### THE EXERCISE
Quote all of the data exactly as given. Skip every picture it contains.

### GIVEN DATA
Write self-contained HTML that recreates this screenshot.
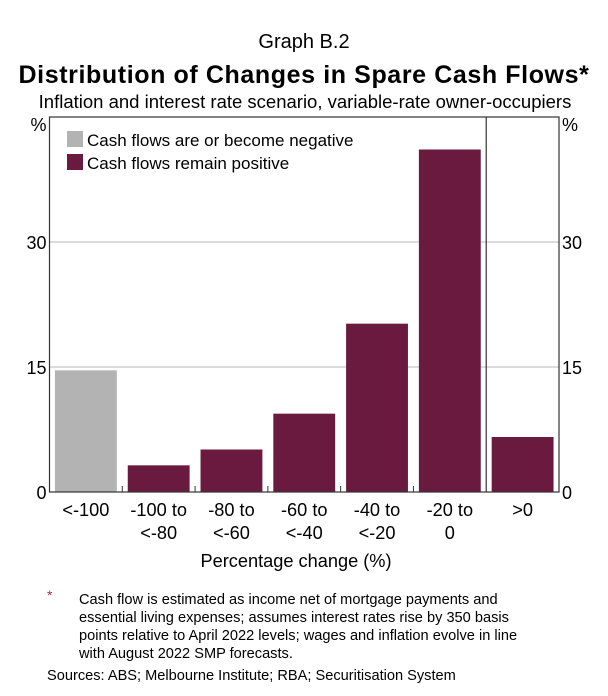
<!DOCTYPE html>
<html><head><meta charset="utf-8"><style>
body{margin:0;background:#fff;font-family:"Liberation Sans",Arial,sans-serif;}
svg text{font-family:"Liberation Sans",Arial,sans-serif;fill:#000;}
</style></head><body>
<svg id="chart" width="608" height="691" viewBox="0 0 608 691" xmlns="http://www.w3.org/2000/svg">
<text x="304" y="48" font-size="20" text-anchor="middle">Graph B.2</text>
<text x="304" y="83" font-size="25" font-weight="bold" letter-spacing="0.6" text-anchor="middle">Distribution of Changes in Spare Cash Flows*</text>
<text x="305" y="108" font-size="18.5" text-anchor="middle">Inflation and interest rate scenario, variable-rate owner-occupiers</text>
<g id="grid"></g>
<g id="bars"></g>
<g id="axes"></g>
<rect x="67" y="131" width="16" height="16" fill="#b3b3b3"/>
<text x="87" y="146" font-size="17">Cash flows are or become negative</text>
<rect x="67" y="154" width="16" height="16" fill="#6b1a3f"/>
<text x="87" y="169" font-size="17">Cash flows remain positive</text>
<text x="296" y="567" font-size="18.2" text-anchor="middle">Percentage change (%)</text>
<text x="47" y="600" font-size="14" style="fill:#a0304a">*</text>
<g font-size="14.6">
<text x="79" y="604">Cash flow is estimated as income net of mortgage payments and</text>
<text x="79" y="622">essential living expenses; assumes interest rates rise by 350 basis</text>
<text x="79" y="640">points relative to April 2022 levels; wages and inflation evolve in line</text>
<text x="79" y="658">with August 2022 SMP forecasts.</text>
</g>
<text x="47" y="680" font-size="14.6">Sources: ABS; Melbourne Institute; RBA; Securitisation System</text>
</svg>
<script>
const categories1 = ["<-100","-100 to","-80 to","-60 to","-40 to","-20 to",">0"];
const categories2 = ["","<-80","<-60","<-40","<-20","0",""];
const values = [14.6,3.2,5.1,9.4,20.2,41.1,6.6];
const negativeFlags = [true,false,false,false,false,false,false];
const yTicks = [0,15,30];
const yMax = 45;

const NS="http://www.w3.org/2000/svg";
const L=49.5,R=559,T=117,B=492;
const bw=(R-L)/categories1.length;
function y(v){return B-(v/yMax)*(B-T);}
function x(i){return L+i*bw;}
function mk(tag,attrs,parent){const e=document.createElementNS(NS,tag);for(const k in attrs)e.setAttribute(k,attrs[k]);parent.appendChild(e);return e;}
const grid=document.getElementById('grid'),bars=document.getElementById('bars'),axes=document.getElementById('axes');
yTicks.forEach(t=>{
  if(t>0){const g=mk('line',{x1:L,x2:R,y1:y(t),y2:y(t),stroke:'#cfcfcf','stroke-width':1.5},grid);
  
  }
  const a=mk('text',{x:L-3,y:y(t)+7,'font-size':18,'text-anchor':'end'},axes);a.textContent=t;
  
  
  const b=mk('text',{x:R+3,y:y(t)+7,'font-size':18},axes);b.textContent=t;
  
  
});
const pl=mk('text',{x:L-3,y:T+14,'font-size':18,'text-anchor':'end'},axes);pl.textContent='%';


const pr=mk('text',{x:R+3,y:T+14,'font-size':18},axes);pr.textContent='%';


values.forEach((v,i)=>{
  const pad=bw*0.075;
  const r=mk('rect',{x:x(i)+pad,y:y(v),width:bw-2*pad,height:B-y(v),fill:negativeFlags[i]?'#b3b3b3':'#6b1a3f'},bars);
  
  
  const t1=mk('text',{x:x(i)+bw/2,y:B+24,'font-size':18.2,'text-anchor':'middle'},axes);t1.textContent=categories1[i];
  
  
  if(categories2[i]){const t2=mk('text',{x:x(i)+bw/2,y:B+47,'font-size':18.2,'text-anchor':'middle'},axes);t2.textContent=categories2[i];
  
  }
  if(i>0&&i<6){mk('line',{x1:x(i),x2:x(i),y1:B,y2:B-6,stroke:'#333','stroke-width':1},axes);}
});
const box=mk('rect',{x:L,y:T,width:R-L,height:B-T,fill:'none',stroke:'#333','stroke-width':1.2},axes);


const dv=mk('line',{x1:x(6),x2:x(6),y1:T,y2:B,stroke:'#333','stroke-width':1.2},axes);


</script>
</body></html>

### COMPLETED TASK
Write self-contained HTML that recreates this screenshot.
<!DOCTYPE html>
<html><head><meta charset="utf-8"><style>
body{margin:0;background:#fff;font-family:"Liberation Sans",Arial,sans-serif;}
svg text{font-family:"Liberation Sans",Arial,sans-serif;fill:#000;}
</style></head><body>
<svg id="chart" width="608" height="691" viewBox="0 0 608 691" xmlns="http://www.w3.org/2000/svg">
<text x="304" y="48" font-size="20" text-anchor="middle">Graph B.2</text>
<text x="304" y="83" font-size="25" font-weight="bold" letter-spacing="0.6" text-anchor="middle">Distribution of Changes in Spare Cash Flows*</text>
<text x="305" y="108" font-size="18.5" text-anchor="middle">Inflation and interest rate scenario, variable-rate owner-occupiers</text>
<g id="grid"></g>
<g id="bars"></g>
<g id="axes"></g>
<rect x="67" y="131" width="16" height="16" fill="#b3b3b3"/>
<text x="87" y="146" font-size="17">Cash flows are or become negative</text>
<rect x="67" y="154" width="16" height="16" fill="#6b1a3f"/>
<text x="87" y="169" font-size="17">Cash flows remain positive</text>
<text x="296" y="567" font-size="18.2" text-anchor="middle">Percentage change (%)</text>
<text x="47" y="600" font-size="14" style="fill:#a0304a">*</text>
<g font-size="14.6">
<text x="79" y="604">Cash flow is estimated as income net of mortgage payments and</text>
<text x="79" y="622">essential living expenses; assumes interest rates rise by 350 basis</text>
<text x="79" y="640">points relative to April 2022 levels; wages and inflation evolve in line</text>
<text x="79" y="658">with August 2022 SMP forecasts.</text>
</g>
<text x="47" y="680" font-size="14.6">Sources: ABS; Melbourne Institute; RBA; Securitisation System</text>
</svg>
<script>
const categories1 = ["<-100","-100 to","-80 to","-60 to","-40 to","-20 to",">0"];
const categories2 = ["","<-80","<-60","<-40","<-20","0",""];
const values = [14.6,3.2,5.1,9.4,20.2,41.1,6.6];
const negativeFlags = [true,false,false,false,false,false,false];
const yTicks = [0,15,30];
const yMax = 45;

const NS="http://www.w3.org/2000/svg";
const L=49.5,R=559,T=117,B=492;
const bw=(R-L)/categories1.length;
function y(v){return B-(v/yMax)*(B-T);}
function x(i){return L+i*bw;}
function mk(tag,attrs,parent){const e=document.createElementNS(NS,tag);for(const k in attrs)e.setAttribute(k,attrs[k]);parent.appendChild(e);return e;}
const grid=document.getElementById('grid'),bars=document.getElementById('bars'),axes=document.getElementById('axes');
yTicks.forEach(t=>{
  if(t>0){const g=mk('line',{x1:L,x2:R,y1:y(t),y2:y(t),stroke:'#cfcfcf','stroke-width':1.5},grid);
  
  }
  const a=mk('text',{x:L-3,y:y(t)+7,'font-size':18,'text-anchor':'end'},axes);a.textContent=t;
  
  
  const b=mk('text',{x:R+3,y:y(t)+7,'font-size':18},axes);b.textContent=t;
  
  
});
const pl=mk('text',{x:L-3,y:T+14,'font-size':18,'text-anchor':'end'},axes);pl.textContent='%';


const pr=mk('text',{x:R+3,y:T+14,'font-size':18},axes);pr.textContent='%';


values.forEach((v,i)=>{
  const pad=bw*0.075;
  const r=mk('rect',{x:x(i)+pad,y:y(v),width:bw-2*pad,height:B-y(v),fill:negativeFlags[i]?'#b3b3b3':'#6b1a3f'},bars);
  
  
  const t1=mk('text',{x:x(i)+bw/2,y:B+24,'font-size':18.2,'text-anchor':'middle'},axes);t1.textContent=categories1[i];
  
  
  if(categories2[i]){const t2=mk('text',{x:x(i)+bw/2,y:B+47,'font-size':18.2,'text-anchor':'middle'},axes);t2.textContent=categories2[i];
  
  }
  if(i>0&&i<6){mk('line',{x1:x(i),x2:x(i),y1:B,y2:B-6,stroke:'#333','stroke-width':1},axes);}
});
const box=mk('rect',{x:L,y:T,width:R-L,height:B-T,fill:'none',stroke:'#333','stroke-width':1.2},axes);


const dv=mk('line',{x1:x(6),x2:x(6),y1:T,y2:B,stroke:'#333','stroke-width':1.2},axes);


</script>
</body></html>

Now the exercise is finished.